(Records)
╔══
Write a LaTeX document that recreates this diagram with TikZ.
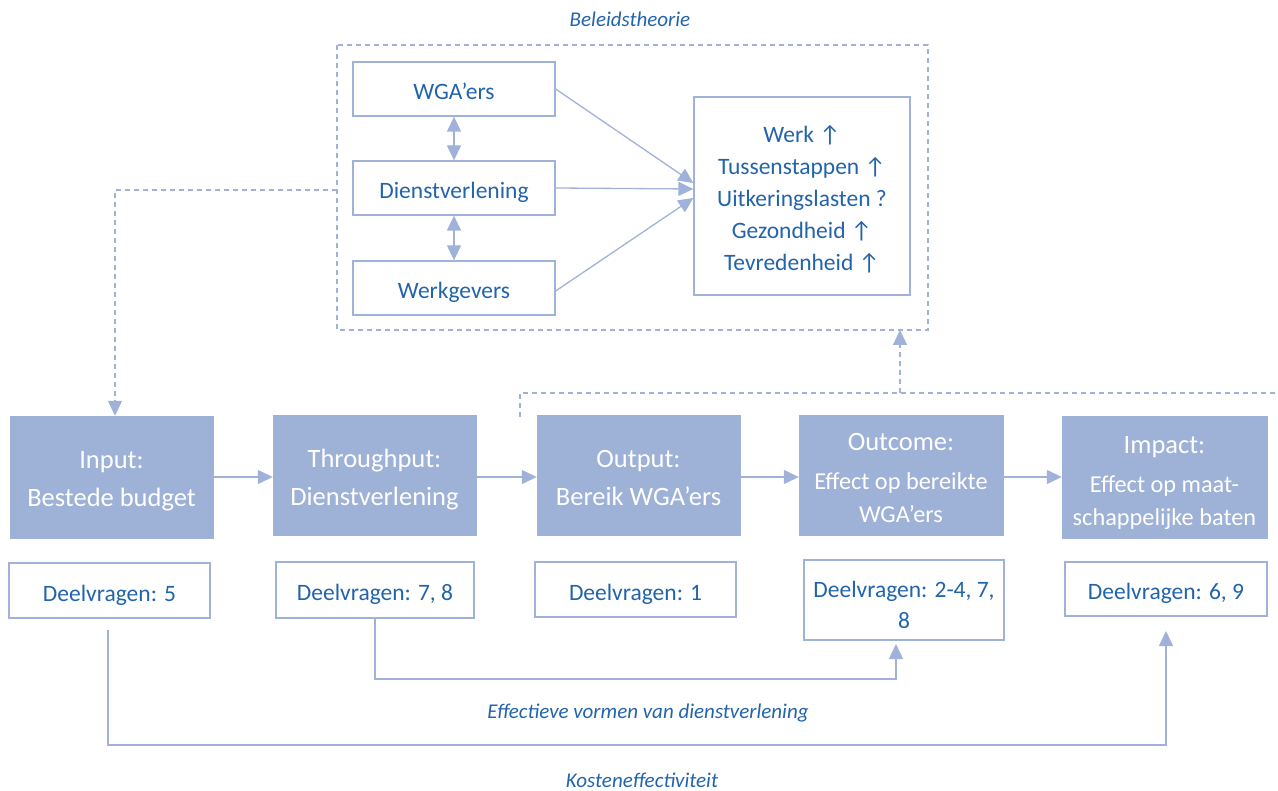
\documentclass[tikz,border=0pt]{standalone}
\usepackage{fontspec}
\setmainfont{Carlito}
\usetikzlibrary{arrows.meta}
\definecolor{lineblue}{HTML}{A0B2D9}
\definecolor{fillblue}{HTML}{9EB1D7}
\definecolor{textblue}{HTML}{2264AC}
\tikzset{
  whitebox/.style={draw=lineblue, line width=1.3pt, fill=white, text=textblue, align=center, inner sep=0pt,
    font=\fontsize{23.5}{32}\selectfont, text height=21pt, text depth=0pt},
  plainbox/.style={draw=lineblue, line width=1.3pt, fill=white, inner sep=0pt},
  bluetext/.style={text=textblue, align=center, inner sep=0pt, anchor=base, font=\fontsize{23.5}{32}\selectfont},
  stagebox/.style={fill=fillblue, draw=fillblue, inner sep=0pt},
  conn/.style={draw=lineblue, line width=1.3pt},
  arr/.style={-{Triangle[width=14pt,length=15pt]}},
  darr/.style={{Triangle[width=14pt,length=15pt]}-{Triangle[width=14pt,length=15pt]}},
  dashline/.style={dash pattern=on 5pt off 4pt},
  lbl/.style={text=textblue, inner sep=0pt, anchor=base, font=\fontsize{21}{24}\selectfont\itshape},
  ttl/.style={text=white, inner sep=0pt, anchor=base, font=\fontsize{26.5}{30}\selectfont},
  sub/.style={text=white, inner sep=0pt, anchor=base, align=center, font=\fontsize{26.5}{32.5}\selectfont},
  subsmall/.style={sub, font=\fontsize{24.3}{32.5}\selectfont},
}
\begin{document}
\begin{tikzpicture}[x=1pt,y=-1pt]
\useasboundingbox (0,0) rectangle (1278,791);

% Beleidstheorie frame
\node[lbl] (belabel) at (630,27) {Beleidstheorie};
\draw[conn, dashline] (337,45) rectangle (928,330);
\coordinate (frameL) at (337,190);
\coordinate (frameB) at (900,330);

\node[whitebox, minimum width=202pt, minimum height=54pt] (wga) at (454,89) {WGA’ers};
\node[whitebox, minimum width=202pt, minimum height=54pt] (dienst) at (454,188) {Dienstverlening};
\node[whitebox, minimum width=202pt, minimum height=54pt] (werkg) at (454,288) {Werkgevers};
\node[plainbox, minimum width=216pt, minimum height=198pt] (result) at (802,196) {};
\node[bluetext] (resulttext) at (802,271)
  {Werk ↑\\Tussenstappen ↑\\Uitkeringslasten ?\\Gezondheid ↑\\Tevredenheid ↑};

\draw[conn, darr] (wga.south) -- (dienst.north);
\draw[conn, darr] (dienst.south) -- (werkg.north);
\draw[conn, arr] (wga.east |- 0,89) -- (result.west |- 0,183);
\draw[conn, arr] (dienst.east) -- (result.west |- 0,189);
\draw[conn, arr] (werkg.east |- 0,291) -- (result.west |- 0,198);

% stage boxes
\node[stagebox, minimum width=203pt, minimum height=122pt] (input) at (111.5,477) {};
\node[ttl] (inputT) at (111.5,468.5) {Input:};
\node[sub] (inputS) at (111.5,507) {Bestede budget};

\node[stagebox, minimum width=203pt, minimum height=120pt] (through) at (374.5,475) {};
\node[ttl] (throughT) at (374.5,468) {Throughput:};
\node[sub] (throughS) at (374.5,506) {Dienstverlening};

\node[stagebox, minimum width=203pt, minimum height=120pt] (output) at (638.5,475) {};
\node[ttl] (outputT) at (638.5,468) {Output:};
\node[sub] (outputS) at (638.5,506) {Bereik WGA’ers};

\node[stagebox, minimum width=204pt, minimum height=120pt] (outcome) at (901,475) {};
\node[ttl] (outcomeT) at (901,451) {Outcome:};
\node[subsmall] (outcomeS) at (901,522) {Effect op bereikte\\WGA’ers};

\node[stagebox, minimum width=205pt, minimum height=122pt] (impact) at (1164.5,477) {};
\node[ttl] (impactT) at (1164.5,454) {Impact:};
\node[subsmall] (impactS) at (1164.5,525.5) {Effect op maat-\\schappelijke baten};

\draw[conn, arr] (input.east |- 0,477) -- (through.west |- 0,477);
\draw[conn, arr] (through.east |- 0,477) -- (output.west |- 0,477);
\draw[conn, arr] (output.east |- 0,477) -- (outcome.west |- 0,477);
\draw[conn, arr] (outcome.east |- 0,477) -- (impact.west |- 0,477);

% dashed links
\draw[conn, dashline, arr] (frameL) -- (115,190) -- (input.north -| 115,0);
\coordinate (fbstart) at (520,417);
\coordinate (fbend) at (1278,393);
\draw[conn, dashline] (fbstart) -- (520,393) -- (fbend);
\draw[conn, dashline, arr] (900,393) -- (frameB);

% Deelvragen boxes
\node[whitebox, minimum width=201pt, minimum height=55pt] (d1) at (109.5,590.5) {Deelvragen: 5};
\node[whitebox, minimum width=198pt, minimum height=56pt] (d2) at (375,590) {Deelvragen: 7, 8};
\node[whitebox, minimum width=201pt, minimum height=55pt] (d3) at (635.5,589.5) {Deelvragen: 1};
\node[plainbox, minimum width=200pt, minimum height=80pt] (d4) at (904,600) {};
\node[bluetext, font=\fontsize{23.5}{30.5}\selectfont] (d4text) at (904,628) {Deelvragen: 2-4, 7,\\8};
\node[whitebox, minimum width=202pt, minimum height=54pt] (d5) at (1166,589) {Deelvragen: 6, 9};

% bottom connectors
\draw[conn, arr] (d2.south) -- (375,679) -- (896,679) -- (896,644);
\node[lbl] (efflabel) at (648,718.5) {Effectieve vormen van dienstverlening};
\draw[conn, arr] (108,630) -- (108,745) -- (1166,745) -- (d5.south |- 0,631);
\node[lbl] (kostlabel) at (642,787) {Kosteneffectiviteit};
\end{tikzpicture}
\end{document}
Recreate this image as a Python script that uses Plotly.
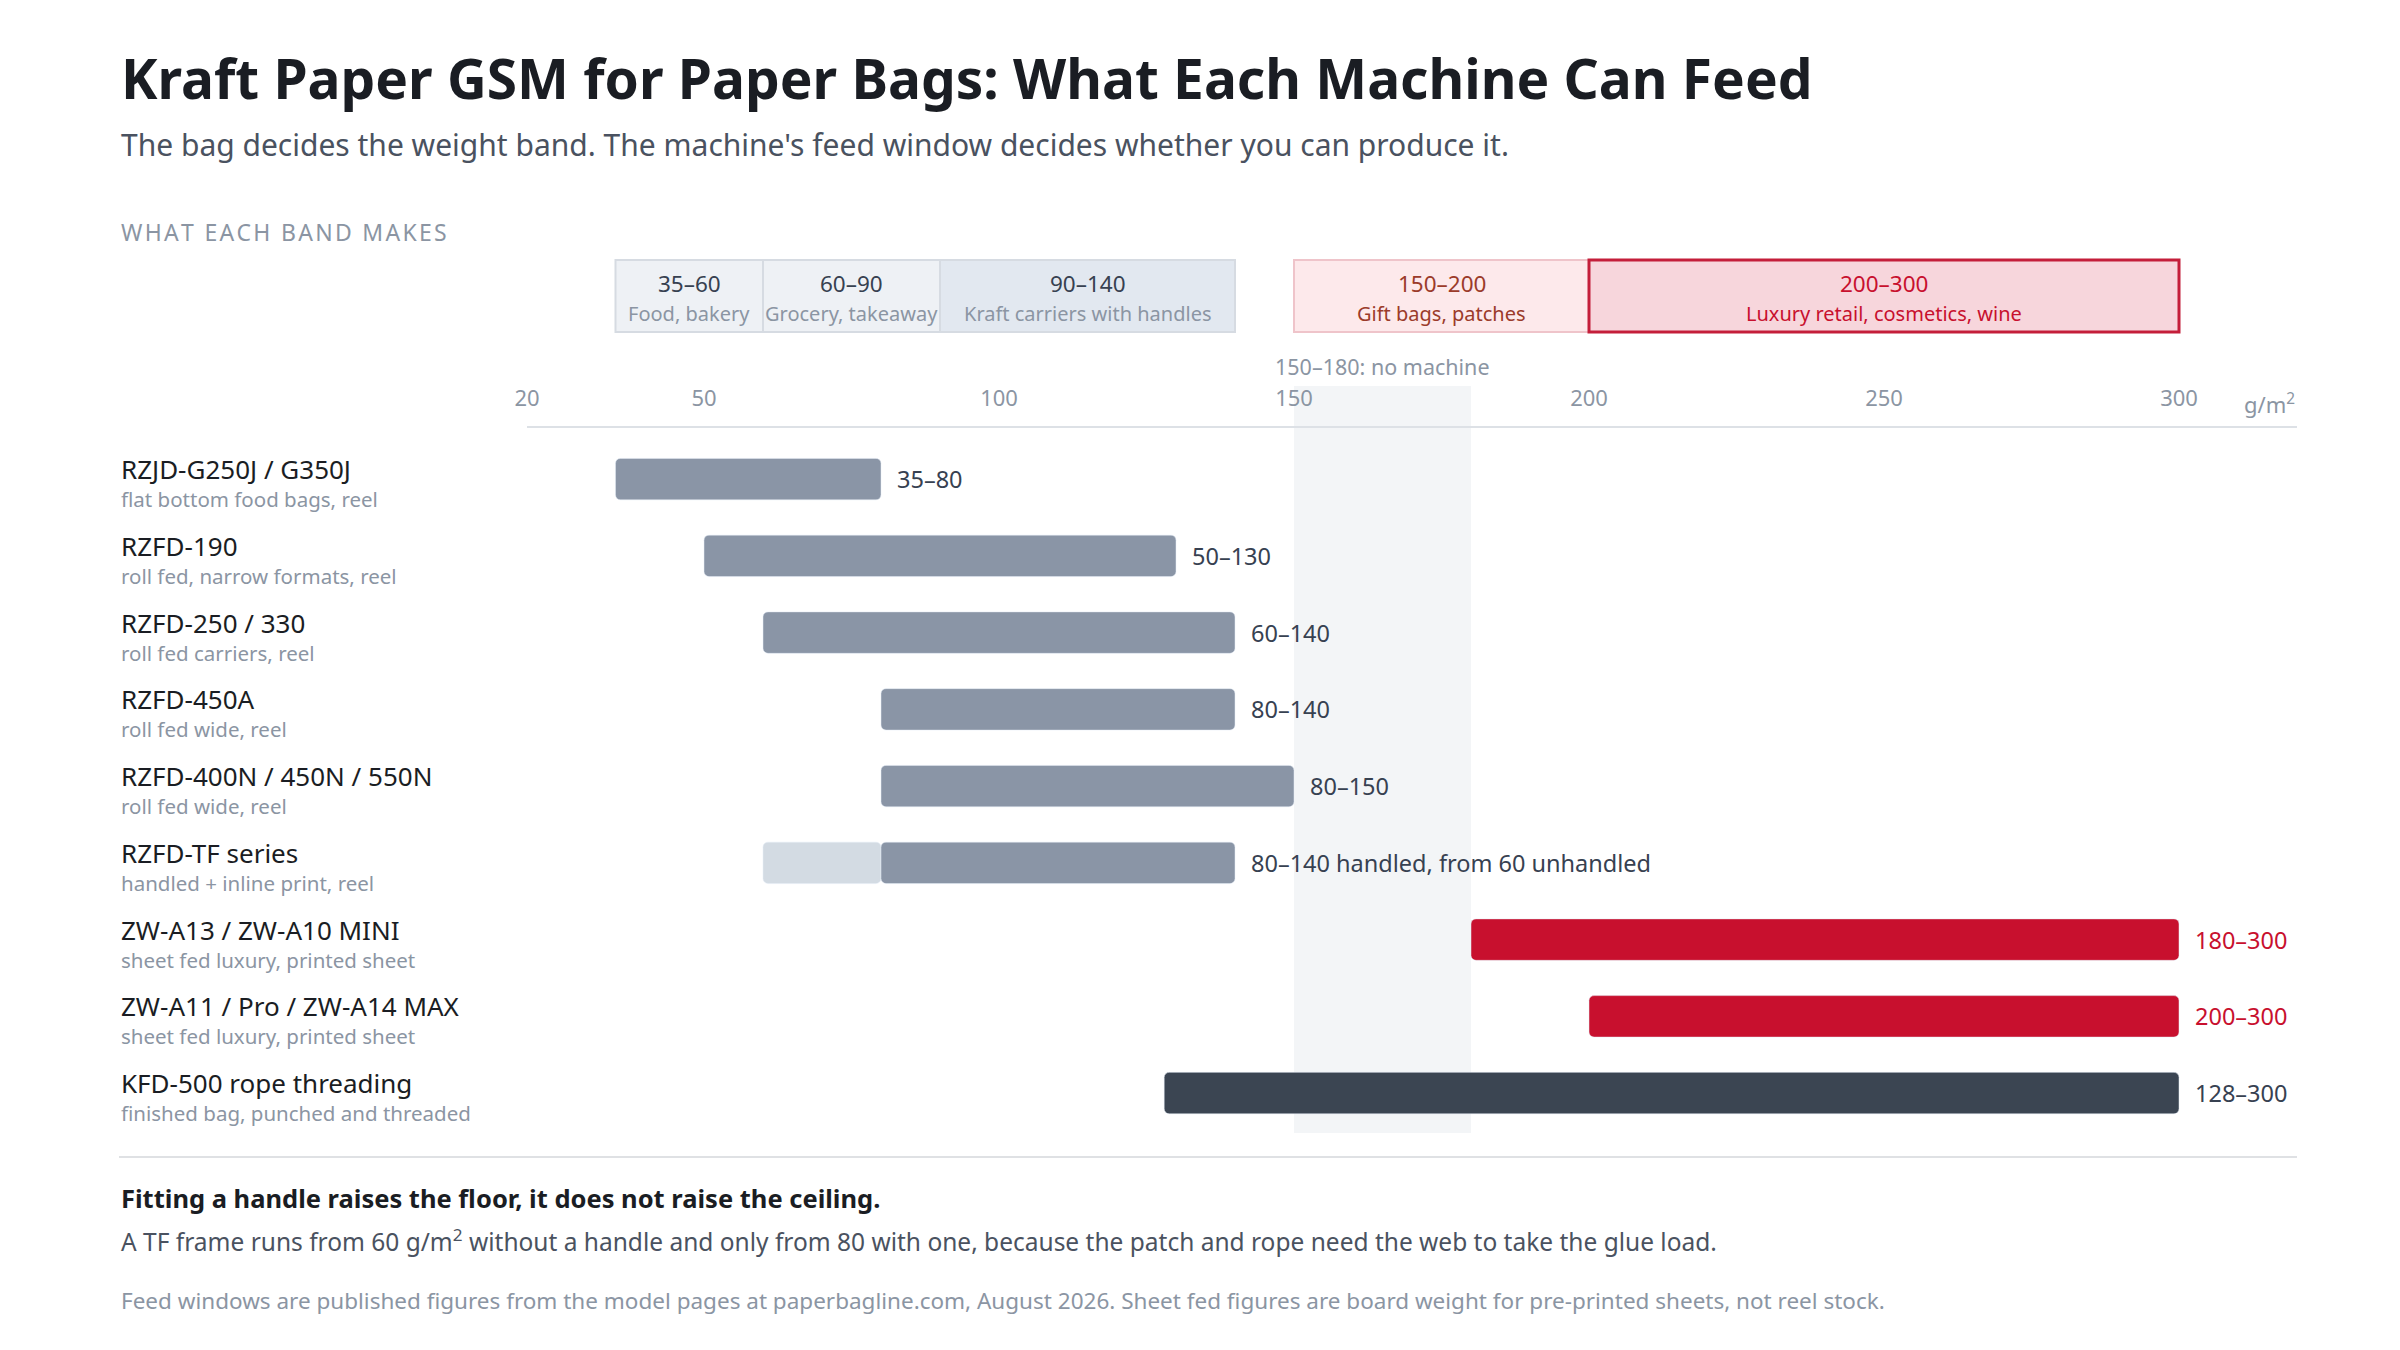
import plotly.graph_objects as go

# --- données : fenêtres d'alimentation par machine (g/m²) ---
machines = ["RZJD-G250J / G350J", "RZFD-190", "RZFD-250 / 330", "RZFD-450A",
            "RZFD-400N / 450N / 550N", "RZFD-TF series", "ZW-A13 / ZW-A10 MINI",
            "ZW-A11 / Pro / ZW-A14 MAX", "KFD-500 rope threading"]
descriptions = ["flat bottom food bags, reel", "roll fed, narrow formats, reel",
                "roll fed carriers, reel", "roll fed wide, reel", "roll fed wide, reel",
                "handled + inline print, reel", "sheet fed luxury, printed sheet",
                "sheet fed luxury, printed sheet", "finished bag, punched and threaded"]
feed_min = [35, 50, 60, 80, 80, 80, 180, 200, 128]
feed_max = [80, 130, 140, 140, 150, 140, 300, 300, 300]
value_labels = ["35–80", "50–130", "60–140", "80–140", "80–150",
                "80–140 handled, from 60 unhandled", "180–300", "200–300", "128–300"]
groups = ["reel", "reel", "reel", "reel", "reel", "reel", "sheet", "sheet", "finished"]

# TF sans poignée
tf_unhandled_min = 60

# --- bandes de grammage ---
band_lo = [35, 60, 90, 150, 200]
band_hi = [60, 90, 140, 200, 300]
band_range = ["35–60", "60–90", "90–140", "150–200", "200–300"]
band_use = ["Food, bakery", "Grocery, takeaway", "Kraft carriers with handles",
            "Gift bags, patches", "Luxury retail, cosmetics, wine"]

gap_lo, gap_hi = 150, 180
ticks = [20, 50, 100, 150, 200, 250, 300]

FONT = "Noto Sans"
GREY_TXT = "#8b95a3"
bar_colors = {"reel": "#8a95a6", "sheet": "#c8102e", "finished": "#3b4552"}
label_colors = {"reel": "#374151", "sheet": "#c8102e", "finished": "#374151"}

# géométrie (pixels)
W, H = 2400, 1350
L, R, T, B = 519, 111, 420, 225
PW, PH = W - L - R, H - T - B


def px(x):
    return (x - L) / PW


def py(y):
    return (H - B - y) / PH


fig = go.Figure()

fig.add_trace(go.Bar(
    y=[machines[5]], x=[feed_min[5] - tf_unhandled_min], base=[tf_unhandled_min],
    orientation="h", width=0.54, marker_color="#d3dbe3", hoverinfo="skip",
))
fig.add_trace(go.Bar(
    y=machines, x=[hi - lo for lo, hi in zip(feed_min, feed_max)], base=feed_min,
    orientation="h", width=0.54, marker_color=[bar_colors[g] for g in groups],
    hoverinfo="skip",
))

ann = []
for i, m in enumerate(machines):
    ann.append(dict(x=px(111), y=m, xref="paper", yref="y", text=m, showarrow=False,
                    xanchor="left", yanchor="middle", yshift=10,
                    font=dict(family=FONT, size=26, color="#1a1d23")))
    ann.append(dict(x=px(111), y=m, xref="paper", yref="y", text=descriptions[i],
                    showarrow=False, xanchor="left", yanchor="middle", yshift=-20,
                    font=dict(family=FONT, size=20.5, color=GREY_TXT)))
    ann.append(dict(x=feed_max[i], y=m, xref="x", yref="y", text=value_labels[i],
                    showarrow=False, xanchor="left", yanchor="middle", xshift=14,
                    font=dict(family=FONT, size=23.5, color=label_colors[groups[i]])))

shapes = []
# zone sans machine
shapes.append(dict(type="rect", xref="x", yref="paper", x0=gap_lo, x1=gap_hi,
                   y0=py(1125), y1=py(378), fillcolor="#f3f5f7", line_width=0,
                   layer="below"))

band_fill = ["#eef1f5", "#eef1f5", "#e2e8f0", "#fde9eb", "#f7d6dc"]
band_line = ["#d6dbe2", "#d6dbe2", "#d6dbe2", "#efc4ca", "#c41e3a"]
band_lw = [2, 2, 2, 2, 3]
band_top_col = ["#374151", "#374151", "#374151", "#9b3b2a", "#c8102e"]
band_sub_col = [GREY_TXT, GREY_TXT, GREY_TXT, "#9b3b2a", "#c8102e"]
for i in range(len(band_lo)):
    shapes.append(dict(type="rect", xref="x", yref="paper", x0=band_lo[i], x1=band_hi[i],
                       y0=py(324), y1=py(252), fillcolor=band_fill[i],
                       line=dict(color=band_line[i], width=band_lw[i])))
    mid = (band_lo[i] + band_hi[i]) / 2
    ann.append(dict(x=mid, y=py(276), xref="x", yref="paper", text=band_range[i],
                    showarrow=False, xanchor="center", yanchor="middle",
                    font=dict(family=FONT, size=22.5, color=band_top_col[i])))
    ann.append(dict(x=mid, y=py(305), xref="x", yref="paper", text=band_use[i],
                    showarrow=False, xanchor="center", yanchor="middle",
                    font=dict(family=FONT, size=20, color=band_sub_col[i])))

ann.append(dict(x=(gap_lo + gap_hi) / 2, y=py(358), xref="x", yref="paper",
                text="150–180: no machine", showarrow=False, xanchor="center",
                yanchor="middle", font=dict(family=FONT, size=21.5, color=GREY_TXT)))
ann.append(dict(x=1.0, y=py(396), xref="paper", yref="paper", text="g/m<sup>2</sup>",
                showarrow=False, xanchor="right", yanchor="middle",
                font=dict(family=FONT, size=22, color=GREY_TXT)))

# séparateur bas
shapes.append(dict(type="line", xref="paper", yref="paper", x0=px(111), x1=1.0,
                   y0=py(1149), y1=py(1149), line=dict(color="#dfe1e4", width=2)))

# textes
spaced = "\u200a".join("WHAT EACH BAND MAKES")
texts = [
    (70, "<b>Kraft Paper GSM for Paper Bags: What Each Machine Can Feed</b>", 55, "#1a1d23"),
    (136, "The bag decides the weight band. The machine's feed window decides whether you can produce it.", 30, "#4a5260"),
    (224, spaced, 23, GREY_TXT),
    (1190, "<b>Fitting a handle raises the floor, it does not raise the ceiling.</b>", 25.5, "#1a1d23"),
    (1232, "A TF frame runs from 60 g/m<sup>2</sup> without a handle and only from 80 with one, because the patch and rope need the web to take the glue load.", 24.5, "#4a5260"),
    (1292, "Feed windows are published figures from the model pages at paperbagline.com, August 2026. Sheet fed figures are board weight for pre-printed sheets, not reel stock.", 22.5, GREY_TXT),
]
for y, t, s, c in texts:
    ann.append(dict(x=px(111), y=py(y), xref="paper", yref="paper", text=t,
                    showarrow=False, xanchor="left", yanchor="middle",
                    font=dict(family=FONT, size=s, color=c)))

fig.update_layout(
    width=W, height=H, margin=dict(l=L, r=R, t=T, b=B),
    paper_bgcolor="white", plot_bgcolor="rgba(0,0,0,0)",
    barmode="overlay", barcornerradius=5, showlegend=False,
    shapes=shapes, annotations=ann,
)
fig.update_xaxes(range=[20, 320], side="top", tickvals=ticks, showgrid=False,
                 zeroline=False, showline=True, linecolor="#dde1e6", linewidth=2,
                 ticks="", ticklabelstandoff=11,
                 tickfont=dict(family=FONT, size=22, color=GREY_TXT))
fig.update_yaxes(categoryorder="array", categoryarray=machines,
                 range=[8.52, -0.666], showticklabels=False, showgrid=False, zeroline=False)

fig.write_html("out.html")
╚══
# Problem statement
Start with the line that includes "Recreate this image" and finish with the line that includes "tf_unhandled_min = 60": reproduce those lines exactly, nothing before or after, and omit any pictures.

# Correct output
Recreate this image as a Python script that uses Plotly.
import plotly.graph_objects as go

# --- données : fenêtres d'alimentation par machine (g/m²) ---
machines = ["RZJD-G250J / G350J", "RZFD-190", "RZFD-250 / 330", "RZFD-450A",
            "RZFD-400N / 450N / 550N", "RZFD-TF series", "ZW-A13 / ZW-A10 MINI",
            "ZW-A11 / Pro / ZW-A14 MAX", "KFD-500 rope threading"]
descriptions = ["flat bottom food bags, reel", "roll fed, narrow formats, reel",
                "roll fed carriers, reel", "roll fed wide, reel", "roll fed wide, reel",
                "handled + inline print, reel", "sheet fed luxury, printed sheet",
                "sheet fed luxury, printed sheet", "finished bag, punched and threaded"]
feed_min = [35, 50, 60, 80, 80, 80, 180, 200, 128]
feed_max = [80, 130, 140, 140, 150, 140, 300, 300, 300]
value_labels = ["35–80", "50–130", "60–140", "80–140", "80–150",
                "80–140 handled, from 60 unhandled", "180–300", "200–300", "128–300"]
groups = ["reel", "reel", "reel", "reel", "reel", "reel", "sheet", "sheet", "finished"]

# TF sans poignée
tf_unhandled_min = 60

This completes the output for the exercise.